If a 68kg object is being pulled across the hard floor with a horizontal force of 400N...
a. What would the acceleration of the object be if it was on a frictionless floor?
b. if there were friction, what would the force of friction be if it was pulled at a constant velocity?
c. If it wasn't at a constant velocity, but instead accelerating at 3.2m/s^2, what would the force of friction be acting on the object?
d. What would the coefficient be when the object accelerates at 3.2m/s^2
Thanks!
a. Try using Newton's second law. (F = ma)
b. Ditto. acceleration (a) equals zero. What does that tell you about the net force?
c. Again, use Newton's second law
d. Use the definition of the coefficient of (kinetic) friction, together with the friction force and the weight.
a. To find the acceleration of the object on a frictionless floor, you can use Newton's second law of motion which states that the net force acting on an object is equal to the mass of the object multiplied by its acceleration (F = m * a).
In this case, the force acting on the object is the horizontal force of 400N. The mass of the object is 68 kg.
So, the equation becomes: 400N = 68kg * a
Rearranging the equation to solve for acceleration (a), we have: a = 400N / 68kg
Calculating this expression, the acceleration of the object would be approximately 5.88 m/s^2.
b. If there is friction and the object is pulled at a constant velocity, we know that the force of friction is equal in magnitude and opposite in direction to the applied force. Therefore, the force of friction would also be 400N.

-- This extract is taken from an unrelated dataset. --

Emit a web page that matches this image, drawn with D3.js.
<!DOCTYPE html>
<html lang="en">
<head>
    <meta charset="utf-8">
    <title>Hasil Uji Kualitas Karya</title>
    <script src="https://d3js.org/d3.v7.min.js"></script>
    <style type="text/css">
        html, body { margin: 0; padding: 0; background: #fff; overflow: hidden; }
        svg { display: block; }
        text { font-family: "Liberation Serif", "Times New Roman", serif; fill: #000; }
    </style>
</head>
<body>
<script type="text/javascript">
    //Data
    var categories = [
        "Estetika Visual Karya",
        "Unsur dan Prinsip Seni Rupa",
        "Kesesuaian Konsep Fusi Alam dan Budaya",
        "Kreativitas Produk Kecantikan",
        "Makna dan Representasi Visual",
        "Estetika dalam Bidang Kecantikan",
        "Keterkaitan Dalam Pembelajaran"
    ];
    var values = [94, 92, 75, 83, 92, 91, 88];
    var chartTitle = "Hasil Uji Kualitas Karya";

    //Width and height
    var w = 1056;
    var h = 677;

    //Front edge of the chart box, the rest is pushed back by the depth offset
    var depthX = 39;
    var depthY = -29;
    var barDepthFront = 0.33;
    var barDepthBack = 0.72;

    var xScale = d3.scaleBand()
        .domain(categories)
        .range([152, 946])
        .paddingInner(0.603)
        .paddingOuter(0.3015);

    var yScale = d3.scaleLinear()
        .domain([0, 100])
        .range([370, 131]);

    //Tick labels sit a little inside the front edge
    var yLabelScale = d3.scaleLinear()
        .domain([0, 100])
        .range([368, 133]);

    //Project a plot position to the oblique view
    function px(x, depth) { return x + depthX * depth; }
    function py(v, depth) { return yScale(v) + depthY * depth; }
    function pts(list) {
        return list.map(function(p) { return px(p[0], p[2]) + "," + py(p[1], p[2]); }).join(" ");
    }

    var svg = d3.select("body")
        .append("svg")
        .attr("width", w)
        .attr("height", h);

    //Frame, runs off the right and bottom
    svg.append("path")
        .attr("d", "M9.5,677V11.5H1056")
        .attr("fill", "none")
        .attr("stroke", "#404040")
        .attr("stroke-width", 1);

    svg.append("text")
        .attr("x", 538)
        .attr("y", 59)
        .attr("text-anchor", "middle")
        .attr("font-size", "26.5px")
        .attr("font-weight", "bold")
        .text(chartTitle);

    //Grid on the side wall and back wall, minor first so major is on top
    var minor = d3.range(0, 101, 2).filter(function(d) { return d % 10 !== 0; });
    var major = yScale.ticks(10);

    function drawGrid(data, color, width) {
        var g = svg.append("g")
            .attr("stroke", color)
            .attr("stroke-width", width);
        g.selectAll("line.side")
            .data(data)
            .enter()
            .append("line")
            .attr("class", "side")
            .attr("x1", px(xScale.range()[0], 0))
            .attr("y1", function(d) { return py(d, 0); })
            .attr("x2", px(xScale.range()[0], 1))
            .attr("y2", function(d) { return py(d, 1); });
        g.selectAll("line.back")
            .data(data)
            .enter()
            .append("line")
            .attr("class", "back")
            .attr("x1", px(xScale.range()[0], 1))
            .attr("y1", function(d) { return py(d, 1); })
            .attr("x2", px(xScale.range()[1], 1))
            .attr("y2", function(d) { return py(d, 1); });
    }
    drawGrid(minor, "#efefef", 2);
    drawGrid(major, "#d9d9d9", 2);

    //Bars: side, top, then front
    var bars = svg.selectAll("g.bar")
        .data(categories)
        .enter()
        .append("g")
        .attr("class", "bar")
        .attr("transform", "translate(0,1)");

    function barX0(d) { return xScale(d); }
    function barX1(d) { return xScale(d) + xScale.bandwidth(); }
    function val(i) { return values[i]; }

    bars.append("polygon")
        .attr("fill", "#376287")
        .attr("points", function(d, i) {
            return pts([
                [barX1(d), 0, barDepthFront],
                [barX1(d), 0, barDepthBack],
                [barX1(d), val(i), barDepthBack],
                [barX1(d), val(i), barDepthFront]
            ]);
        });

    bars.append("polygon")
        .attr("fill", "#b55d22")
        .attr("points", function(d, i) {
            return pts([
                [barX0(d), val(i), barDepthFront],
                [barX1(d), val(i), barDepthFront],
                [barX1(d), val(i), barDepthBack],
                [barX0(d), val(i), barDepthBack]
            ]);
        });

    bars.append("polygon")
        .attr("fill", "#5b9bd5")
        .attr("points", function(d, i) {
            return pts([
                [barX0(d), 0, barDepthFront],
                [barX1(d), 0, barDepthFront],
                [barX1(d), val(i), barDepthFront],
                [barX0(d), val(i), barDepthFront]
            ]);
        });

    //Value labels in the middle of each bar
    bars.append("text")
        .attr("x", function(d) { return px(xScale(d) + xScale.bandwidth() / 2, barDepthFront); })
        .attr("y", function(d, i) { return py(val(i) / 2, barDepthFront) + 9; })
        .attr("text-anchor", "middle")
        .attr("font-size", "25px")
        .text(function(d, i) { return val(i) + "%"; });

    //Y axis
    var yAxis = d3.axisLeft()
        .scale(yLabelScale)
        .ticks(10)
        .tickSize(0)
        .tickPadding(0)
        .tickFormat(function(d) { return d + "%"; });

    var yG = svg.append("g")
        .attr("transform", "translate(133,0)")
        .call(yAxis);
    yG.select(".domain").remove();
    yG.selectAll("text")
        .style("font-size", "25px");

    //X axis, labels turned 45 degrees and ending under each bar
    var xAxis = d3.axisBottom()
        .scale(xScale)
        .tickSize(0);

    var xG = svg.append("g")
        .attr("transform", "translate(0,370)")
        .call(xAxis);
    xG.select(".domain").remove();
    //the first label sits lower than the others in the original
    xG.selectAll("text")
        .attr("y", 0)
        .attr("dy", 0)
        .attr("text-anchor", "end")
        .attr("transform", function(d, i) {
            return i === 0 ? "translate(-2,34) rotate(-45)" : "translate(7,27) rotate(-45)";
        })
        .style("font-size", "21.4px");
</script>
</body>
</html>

c. If the object is accelerating at 3.2 m/s^2, we can use the same formula, F = m * a, to find the force of friction. In this case, the force acting on the object is still 400N, and the mass of the object is 68 kg. The only difference is that the acceleration is now 3.2 m/s^2.
So, the equation becomes: 400N = 68kg * 3.2 m/s^2
Rearranging the equation to solve for the force of friction, we have: force of friction = 400N - (68kg * 3.2 m/s^2)
Calculating this expression, the force of friction on the object would be approximately 187.6N.
d. To calculate the coefficient of friction, we need to know the force of friction and the normal force. The normal force is the force exerted by a surface to support the weight of an object resting on it. On a flat horizontal floor, the normal force is equal to the weight of the object.
In this case, the weight of the object can be calculated as the mass multiplied by the acceleration due to gravity (9.8 m/s^2). So, the weight of the object would be: 68 kg * 9.8 m/s^2.
The coefficient of friction (μ) can be found by dividing the force of friction by the normal force: μ = (force of friction) / (normal force).
Plugging in the values we have, the coefficient of friction would be approximately: (187.6N) / (68 kg * 9.8 m/s^2).